The Federal Open Market Committee (FOMC) meets this week and will announce its monetary policy decision. Previously, it has said that the federal funds rate will likely remain near zero until at least 2023 to help bolster the economy.
The most notable companies scheduled to report third quarter earnings this week are Clorox, Sysco, Mariott International, Ingersoll-Rand, Emerson Electric, General Motors, Toyota Motor, Waste Management, MetLife, AIG, ViacomCBS, Qualcomm, Bristol Myers Squibb, CVS Health, McKesson, Cigna, Duke Energy and Dominion Energy.

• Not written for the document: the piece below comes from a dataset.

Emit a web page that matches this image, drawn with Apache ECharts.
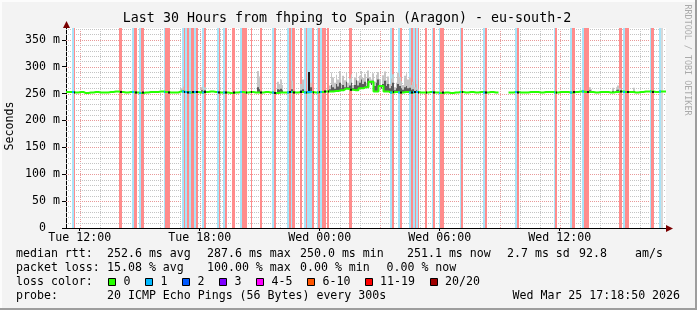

While the spotlight will be on the presidential election this week, the Federal Open Market Committee (FOMC) meeting will also garner a lot of attention. Most economists expect the Fed to leave interest rates unchanged near zero and expect no other monetary policy moves at this time. However, fears of an economic slowdown due to rising Covid-19 cases across the country is creating a lot of uncertainty and could prompt additional action by the Federal Reserve. Despite a 33.1% annualized gain in third quarter gross domestic product (GDP), the addition of over 11 million jobs since May and a strong housing market, the benefits of the economic relief package have been exhausted and there could be no new stimulus until next year. The surge in coronavirus cases is worrisome as it could force many businesses to shut down. This prospect puts added pressure on the Federal Reserve to act now rather than wait until their meeting in December. Unfortunately, there isn’t much more that the Fed can do. Last week it announced that as part of its Main Street Lending Program for small and medium-sized businesses, it would reduce the minimum loan to $100,000 from $250,000. It could also increase the amount of Treasuries and mortgage-backed securities that it is buying each month from the current $120 billion or buy more long-dated securities as part of the mix. Rest assured, though, that Federal Reserve Chairman Jerome Powell will reiterate that the Fed stands ready to do whatever it takes to help support the economy.